Armed with this data, Maya approached her next brand deal conversation differently. An eco-friendly accessories brand reached out with an offer of $600 for a TikTok integration.

Instead of just accepting (as she had the previous two times), she sent back a media kit that included: - Her TikTok engagement rate: 4.3% (above the 3.1% lifestyle niche average) - Her email list open rate: 42% (nearly double the 22% industry average) - Her list health: 89% of subscribers had opened at least one email in the last 60 days - A calculation: "My email list of 1,200 subscribers at 42% open rate means 504 highly engaged readers will see a dedicated email mention — comparable to purchasing 504 guaranteed impressions from a highly qualified audience"

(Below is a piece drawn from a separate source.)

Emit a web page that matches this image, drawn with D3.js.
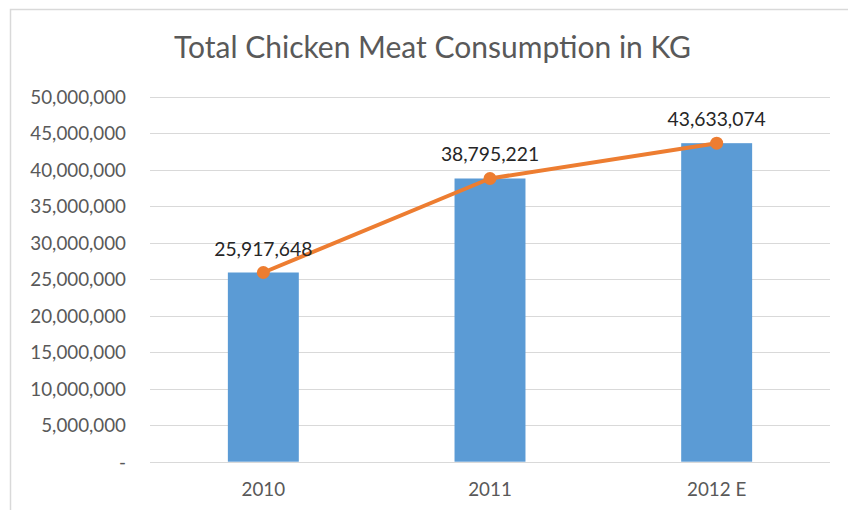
<!DOCTYPE html>
<html><head><meta charset="utf-8">
<script src="https://cdn.jsdelivr.net/npm/d3@7"></script>
<style>
html,body{margin:0;padding:0;background:#fff;}
svg{display:block;}
text{font-family:Lato,"Open Sans",sans-serif;}
</style></head>
<body>
<svg id="chart" width="848" height="510"></svg>
<script>
const categories = ["2010", "2011", "2012 E"];
const consumption = [25917648, 38795221, 43633074];
const yTicks = [0, 5000000, 10000000, 15000000, 20000000, 25000000, 30000000, 35000000, 40000000, 45000000, 50000000];
const title = "Total Chicken Meat Consumption in KG";

const svg = d3.select("#chart");
const W = 848, H = 510;

// outer border
svg.append("rect").attr("x", 10.5).attr("y", 9.5).attr("width", W + 20).attr("height", H + 20)
  .attr("fill", "#fff").attr("stroke", "#d9d9d9").attr("stroke-width", 1.5);

const x = d3.scaleBand().domain(categories).range([150, 830])
  .paddingInner(0.687).paddingOuter(0.3435);
const y = d3.scaleLinear().domain([0, 50000000]).range([461.7, 96.7]);

const fmt = d3.format(",");

// gridlines
svg.append("g").selectAll("line").data(yTicks).join("line")
  .attr("x1", 150).attr("x2", 830)
  .attr("y1", d => Math.round(y(d)) + 0.5).attr("y2", d => Math.round(y(d)) + 0.5)
  .attr("stroke", "#d9d9d9").attr("stroke-width", 1);

// y axis labels
const yAxis = d3.axisLeft(y).tickValues(yTicks).tickSize(0).tickPadding(0)
  .tickFormat(d => d === 0 ? "-" : fmt(d));
const yg = svg.append("g").attr("transform", "translate(126,0)").call(yAxis);
yg.select(".domain").remove();
yg.selectAll("text").attr("fill", "#595959").style("font-size", "18.8px")
  .style("font-family", "Lato, sans-serif").attr("dy", "0.36em");

// x axis labels
const xAxis = d3.axisBottom(x).tickSize(0).tickPadding(0);
const xg = svg.append("g").attr("transform", "translate(0,483)").call(xAxis);
xg.select(".domain").remove();
xg.selectAll("text").attr("fill", "#595959").style("font-size", "18.8px")
  .style("font-family", "Lato, sans-serif").attr("dy", "0.71em");

// bars
svg.append("g").selectAll("rect").data(consumption).join("rect")
  .attr("x", (d, i) => x(categories[i]))
  .attr("width", x.bandwidth())
  .attr("y", d => y(d))
  .attr("height", d => y(0) - y(d))
  .attr("fill", "#5b9bd5");

// line
const cx = (d, i) => x(categories[i]) + x.bandwidth() / 2;
const line = d3.line().x(cx).y(d => y(d));
svg.append("path").datum(consumption).attr("d", line)
  .attr("fill", "none").attr("stroke", "#ed7d31").attr("stroke-width", 4)
  .attr("stroke-linejoin", "round").attr("stroke-linecap", "round");
svg.append("g").selectAll("circle").data(consumption).join("circle")
  .attr("cx", cx).attr("cy", d => y(d)).attr("r", 6.5).attr("fill", "#ed7d31");

// data labels
svg.append("g").selectAll("text").data(consumption).join("text")
  .attr("x", cx).attr("y", d => y(d) - 17)
  .attr("text-anchor", "middle").attr("fill", "#262626")
  .style("font-size", "19.3px").text(d => fmt(d));

// title
svg.append("text").attr("x", 432.5).attr("y", 58).attr("text-anchor", "middle")
  .attr("fill", "#595959").style("font-size", "30px").text(title);
</script>
</body></html>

She negotiated from $600 to $1,400 for a TikTok integration plus an email mention.

The difference was not her follower count — that hadn't changed. The difference was that she could now speak the language of value metrics, and she used data to make an argument that follower count alone never could.

Analysis Questions

  1. Maya's 2.1 million view video generated approximately 312 email sign-ups — a 0.015% conversion rate from views to email subscribers. If her average tutorial video gets 5,000 views and converts at 3% to email subscribers, which is the better business asset, and why?

  2. What does a 42% email open rate tell us about the relationship between Maya and her email subscribers that a 4.3% TikTok engagement rate cannot?

  3. Maya shifted from tracking follower count daily to tracking a 10-metric dashboard weekly. What are the behavioral and psychological benefits of weekly versus daily metrics review for a creator?

  4. In her brand deal renegotiation, Maya successfully translated her email metrics into language a brand could value. What risks exist in this approach — i.e., when might a brand still prefer raw reach despite Maya's engagement arguments?

  5. Maya's experience illustrates the attention-to-revenue gap: lots of attention (2.1M views), very little revenue ($178). What structural features of TikTok's monetization model create this gap, and what business model changes could close it?